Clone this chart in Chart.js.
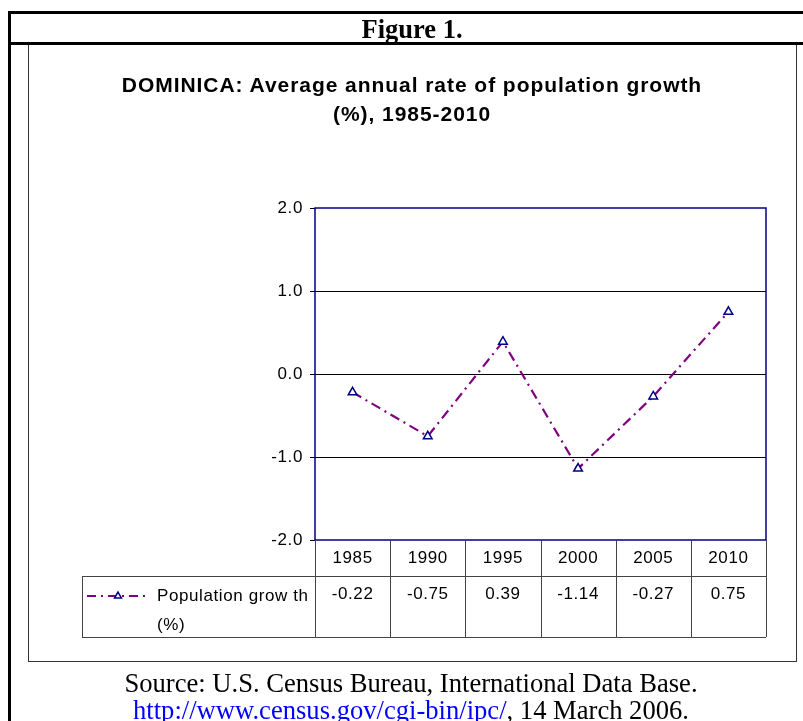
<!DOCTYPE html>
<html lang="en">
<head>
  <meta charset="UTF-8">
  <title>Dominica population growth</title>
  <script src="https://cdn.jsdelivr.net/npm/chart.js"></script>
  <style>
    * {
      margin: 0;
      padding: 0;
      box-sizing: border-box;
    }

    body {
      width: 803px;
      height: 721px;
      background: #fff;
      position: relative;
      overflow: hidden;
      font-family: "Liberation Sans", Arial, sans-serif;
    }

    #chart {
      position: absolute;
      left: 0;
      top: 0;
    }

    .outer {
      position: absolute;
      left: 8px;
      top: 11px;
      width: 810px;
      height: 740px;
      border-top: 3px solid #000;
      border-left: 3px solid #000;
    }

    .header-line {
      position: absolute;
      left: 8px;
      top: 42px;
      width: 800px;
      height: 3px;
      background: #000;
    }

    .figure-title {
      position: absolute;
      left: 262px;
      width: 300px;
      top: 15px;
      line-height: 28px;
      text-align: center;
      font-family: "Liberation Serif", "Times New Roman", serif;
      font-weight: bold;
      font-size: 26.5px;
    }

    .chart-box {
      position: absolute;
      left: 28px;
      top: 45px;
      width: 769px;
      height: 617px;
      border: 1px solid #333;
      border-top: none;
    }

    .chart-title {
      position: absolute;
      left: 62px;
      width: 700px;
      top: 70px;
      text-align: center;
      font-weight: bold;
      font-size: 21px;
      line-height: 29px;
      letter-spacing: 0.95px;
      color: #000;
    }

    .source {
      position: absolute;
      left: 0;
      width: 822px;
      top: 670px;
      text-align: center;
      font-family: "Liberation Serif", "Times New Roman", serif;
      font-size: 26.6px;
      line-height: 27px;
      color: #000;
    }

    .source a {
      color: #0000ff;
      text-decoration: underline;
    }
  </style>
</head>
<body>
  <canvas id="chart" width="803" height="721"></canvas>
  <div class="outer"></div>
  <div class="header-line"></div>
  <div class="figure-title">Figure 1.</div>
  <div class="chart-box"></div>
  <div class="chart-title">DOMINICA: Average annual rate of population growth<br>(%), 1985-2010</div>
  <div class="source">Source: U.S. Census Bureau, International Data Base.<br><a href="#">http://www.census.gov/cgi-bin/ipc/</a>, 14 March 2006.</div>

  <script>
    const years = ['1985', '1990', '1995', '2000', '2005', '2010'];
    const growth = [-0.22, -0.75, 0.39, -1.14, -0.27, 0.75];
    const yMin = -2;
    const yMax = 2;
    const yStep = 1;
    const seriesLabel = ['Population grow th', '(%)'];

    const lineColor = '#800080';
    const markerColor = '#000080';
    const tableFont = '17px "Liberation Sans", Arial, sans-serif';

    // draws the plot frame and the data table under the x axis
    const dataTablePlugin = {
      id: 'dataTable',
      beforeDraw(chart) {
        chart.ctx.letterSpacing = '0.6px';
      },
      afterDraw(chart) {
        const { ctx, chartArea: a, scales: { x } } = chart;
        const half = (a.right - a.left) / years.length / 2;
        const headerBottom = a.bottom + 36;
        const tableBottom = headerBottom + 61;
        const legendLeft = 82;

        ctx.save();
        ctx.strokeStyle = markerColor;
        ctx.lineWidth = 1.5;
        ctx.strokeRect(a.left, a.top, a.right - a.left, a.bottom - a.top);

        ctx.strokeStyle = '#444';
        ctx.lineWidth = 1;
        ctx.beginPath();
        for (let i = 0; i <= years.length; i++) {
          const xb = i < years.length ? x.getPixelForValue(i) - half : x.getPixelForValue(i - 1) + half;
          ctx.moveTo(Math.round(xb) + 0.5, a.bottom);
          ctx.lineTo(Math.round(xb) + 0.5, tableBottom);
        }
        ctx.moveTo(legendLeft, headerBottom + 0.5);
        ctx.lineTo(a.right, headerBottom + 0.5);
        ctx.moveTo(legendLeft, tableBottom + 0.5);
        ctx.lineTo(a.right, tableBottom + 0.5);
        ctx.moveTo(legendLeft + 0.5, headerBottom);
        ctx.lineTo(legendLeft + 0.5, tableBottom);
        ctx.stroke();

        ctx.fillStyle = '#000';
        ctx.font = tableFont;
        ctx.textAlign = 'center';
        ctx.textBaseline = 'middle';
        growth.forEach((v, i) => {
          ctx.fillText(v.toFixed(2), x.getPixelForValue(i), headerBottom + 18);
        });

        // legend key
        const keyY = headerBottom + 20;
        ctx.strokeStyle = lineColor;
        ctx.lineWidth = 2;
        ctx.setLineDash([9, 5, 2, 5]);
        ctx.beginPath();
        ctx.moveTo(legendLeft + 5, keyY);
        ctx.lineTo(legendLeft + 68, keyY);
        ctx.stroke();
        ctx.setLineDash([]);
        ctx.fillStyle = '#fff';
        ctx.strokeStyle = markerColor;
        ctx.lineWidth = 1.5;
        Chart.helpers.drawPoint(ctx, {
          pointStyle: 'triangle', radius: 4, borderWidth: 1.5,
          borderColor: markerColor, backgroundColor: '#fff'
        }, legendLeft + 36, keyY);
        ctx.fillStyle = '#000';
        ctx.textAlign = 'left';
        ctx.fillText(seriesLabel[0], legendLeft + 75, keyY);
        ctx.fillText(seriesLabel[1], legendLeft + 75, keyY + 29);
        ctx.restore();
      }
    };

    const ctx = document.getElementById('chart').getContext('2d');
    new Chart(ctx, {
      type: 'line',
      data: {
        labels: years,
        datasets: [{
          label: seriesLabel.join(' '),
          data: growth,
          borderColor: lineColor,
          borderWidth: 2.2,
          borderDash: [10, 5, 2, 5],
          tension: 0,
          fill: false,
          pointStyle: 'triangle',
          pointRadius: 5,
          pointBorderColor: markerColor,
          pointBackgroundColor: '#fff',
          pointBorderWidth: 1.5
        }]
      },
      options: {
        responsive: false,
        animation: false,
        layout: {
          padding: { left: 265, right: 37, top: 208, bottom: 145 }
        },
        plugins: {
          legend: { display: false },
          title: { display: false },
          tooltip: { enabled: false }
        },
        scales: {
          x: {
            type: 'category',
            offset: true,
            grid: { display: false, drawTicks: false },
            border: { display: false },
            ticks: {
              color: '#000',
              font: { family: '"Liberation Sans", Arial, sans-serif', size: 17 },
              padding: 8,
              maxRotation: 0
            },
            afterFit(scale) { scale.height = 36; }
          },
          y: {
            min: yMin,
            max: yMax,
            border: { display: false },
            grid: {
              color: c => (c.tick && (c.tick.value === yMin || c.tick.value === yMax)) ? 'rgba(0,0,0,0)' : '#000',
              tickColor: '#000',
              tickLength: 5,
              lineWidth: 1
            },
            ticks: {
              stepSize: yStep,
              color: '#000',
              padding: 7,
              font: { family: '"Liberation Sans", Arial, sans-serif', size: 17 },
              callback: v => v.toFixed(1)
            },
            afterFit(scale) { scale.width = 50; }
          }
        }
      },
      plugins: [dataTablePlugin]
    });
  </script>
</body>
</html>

....................

*Instructions for the task*. Without the pictures, output the full listing exactly as it stands.

*Correct response*.
Clone this chart in Chart.js.
<!DOCTYPE html>
<html lang="en">
<head>
  <meta charset="UTF-8">
  <title>Dominica population growth</title>
  <script src="https://cdn.jsdelivr.net/npm/chart.js"></script>
  <style>
    * {
      margin: 0;
      padding: 0;
      box-sizing: border-box;
    }

    body {
      width: 803px;
      height: 721px;
      background: #fff;
      position: relative;
      overflow: hidden;
      font-family: "Liberation Sans", Arial, sans-serif;
    }

    #chart {
      position: absolute;
      left: 0;
      top: 0;
    }

    .outer {
      position: absolute;
      left: 8px;
      top: 11px;
      width: 810px;
      height: 740px;
      border-top: 3px solid #000;
      border-left: 3px solid #000;
    }

    .header-line {
      position: absolute;
      left: 8px;
      top: 42px;
      width: 800px;
      height: 3px;
      background: #000;
    }

    .figure-title {
      position: absolute;
      left: 262px;
      width: 300px;
      top: 15px;
      line-height: 28px;
      text-align: center;
      font-family: "Liberation Serif", "Times New Roman", serif;
      font-weight: bold;
      font-size: 26.5px;
    }

    .chart-box {
      position: absolute;
      left: 28px;
      top: 45px;
      width: 769px;
      height: 617px;
      border: 1px solid #333;
      border-top: none;
    }

    .chart-title {
      position: absolute;
      left: 62px;
      width: 700px;
      top: 70px;
      text-align: center;
      font-weight: bold;
      font-size: 21px;
      line-height: 29px;
      letter-spacing: 0.95px;
      color: #000;
    }

    .source {
      position: absolute;
      left: 0;
      width: 822px;
      top: 670px;
      text-align: center;
      font-family: "Liberation Serif", "Times New Roman", serif;
      font-size: 26.6px;
      line-height: 27px;
      color: #000;
    }

    .source a {
      color: #0000ff;
      text-decoration: underline;
    }
  </style>
</head>
<body>
  <canvas id="chart" width="803" height="721"></canvas>
  <div class="outer"></div>
  <div class="header-line"></div>
  <div class="figure-title">Figure 1.</div>
  <div class="chart-box"></div>
  <div class="chart-title">DOMINICA: Average annual rate of population growth<br>(%), 1985-2010</div>
  <div class="source">Source: U.S. Census Bureau, International Data Base.<br><a href="#">http://www.census.gov/cgi-bin/ipc/</a>, 14 March 2006.</div>

  <script>
    const years = ['1985', '1990', '1995', '2000', '2005', '2010'];
    const growth = [-0.22, -0.75, 0.39, -1.14, -0.27, 0.75];
    const yMin = -2;
    const yMax = 2;
    const yStep = 1;
    const seriesLabel = ['Population grow th', '(%)'];

    const lineColor = '#800080';
    const markerColor = '#000080';
    const tableFont = '17px "Liberation Sans", Arial, sans-serif';

    // draws the plot frame and the data table under the x axis
    const dataTablePlugin = {
      id: 'dataTable',
      beforeDraw(chart) {
        chart.ctx.letterSpacing = '0.6px';
      },
      afterDraw(chart) {
        const { ctx, chartArea: a, scales: { x } } = chart;
        const half = (a.right - a.left) / years.length / 2;
        const headerBottom = a.bottom + 36;
        const tableBottom = headerBottom + 61;
        const legendLeft = 82;

        ctx.save();
        ctx.strokeStyle = markerColor;
        ctx.lineWidth = 1.5;
        ctx.strokeRect(a.left, a.top, a.right - a.left, a.bottom - a.top);

        ctx.strokeStyle = '#444';
        ctx.lineWidth = 1;
        ctx.beginPath();
        for (let i = 0; i <= years.length; i++) {
          const xb = i < years.length ? x.getPixelForValue(i) - half : x.getPixelForValue(i - 1) + half;
          ctx.moveTo(Math.round(xb) + 0.5, a.bottom);
          ctx.lineTo(Math.round(xb) + 0.5, tableBottom);
        }
        ctx.moveTo(legendLeft, headerBottom + 0.5);
        ctx.lineTo(a.right, headerBottom + 0.5);
        ctx.moveTo(legendLeft, tableBottom + 0.5);
        ctx.lineTo(a.right, tableBottom + 0.5);
        ctx.moveTo(legendLeft + 0.5, headerBottom);
        ctx.lineTo(legendLeft + 0.5, tableBottom);
        ctx.stroke();

        ctx.fillStyle = '#000';
        ctx.font = tableFont;
        ctx.textAlign = 'center';
        ctx.textBaseline = 'middle';
        growth.forEach((v, i) => {
          ctx.fillText(v.toFixed(2), x.getPixelForValue(i), headerBottom + 18);
        });

        // legend key
        const keyY = headerBottom + 20;
        ctx.strokeStyle = lineColor;
        ctx.lineWidth = 2;
        ctx.setLineDash([9, 5, 2, 5]);
        ctx.beginPath();
        ctx.moveTo(legendLeft + 5, keyY);
        ctx.lineTo(legendLeft + 68, keyY);
        ctx.stroke();
        ctx.setLineDash([]);
        ctx.fillStyle = '#fff';
        ctx.strokeStyle = markerColor;
        ctx.lineWidth = 1.5;
        Chart.helpers.drawPoint(ctx, {
          pointStyle: 'triangle', radius: 4, borderWidth: 1.5,
          borderColor: markerColor, backgroundColor: '#fff'
        }, legendLeft + 36, keyY);
        ctx.fillStyle = '#000';
        ctx.textAlign = 'left';
        ctx.fillText(seriesLabel[0], legendLeft + 75, keyY);
        ctx.fillText(seriesLabel[1], legendLeft + 75, keyY + 29);
        ctx.restore();
      }
    };

    const ctx = document.getElementById('chart').getContext('2d');
    new Chart(ctx, {
      type: 'line',
      data: {
        labels: years,
        datasets: [{
          label: seriesLabel.join(' '),
          data: growth,
          borderColor: lineColor,
          borderWidth: 2.2,
          borderDash: [10, 5, 2, 5],
          tension: 0,
          fill: false,
          pointStyle: 'triangle',
          pointRadius: 5,
          pointBorderColor: markerColor,
          pointBackgroundColor: '#fff',
          pointBorderWidth: 1.5
        }]
      },
      options: {
        responsive: false,
        animation: false,
        layout: {
          padding: { left: 265, right: 37, top: 208, bottom: 145 }
        },
        plugins: {
          legend: { display: false },
          title: { display: false },
          tooltip: { enabled: false }
        },
        scales: {
          x: {
            type: 'category',
            offset: true,
            grid: { display: false, drawTicks: false },
            border: { display: false },
            ticks: {
              color: '#000',
              font: { family: '"Liberation Sans", Arial, sans-serif', size: 17 },
              padding: 8,
              maxRotation: 0
            },
            afterFit(scale) { scale.height = 36; }
          },
          y: {
            min: yMin,
            max: yMax,
            border: { display: false },
            grid: {
              color: c => (c.tick && (c.tick.value === yMin || c.tick.value === yMax)) ? 'rgba(0,0,0,0)' : '#000',
              tickColor: '#000',
              tickLength: 5,
              lineWidth: 1
            },
            ticks: {
              stepSize: yStep,
              color: '#000',
              padding: 7,
              font: { family: '"Liberation Sans", Arial, sans-serif', size: 17 },
              callback: v => v.toFixed(1)
            },
            afterFit(scale) { scale.width = 50; }
          }
        }
      },
      plugins: [dataTablePlugin]
    });
  </script>
</body>
</html>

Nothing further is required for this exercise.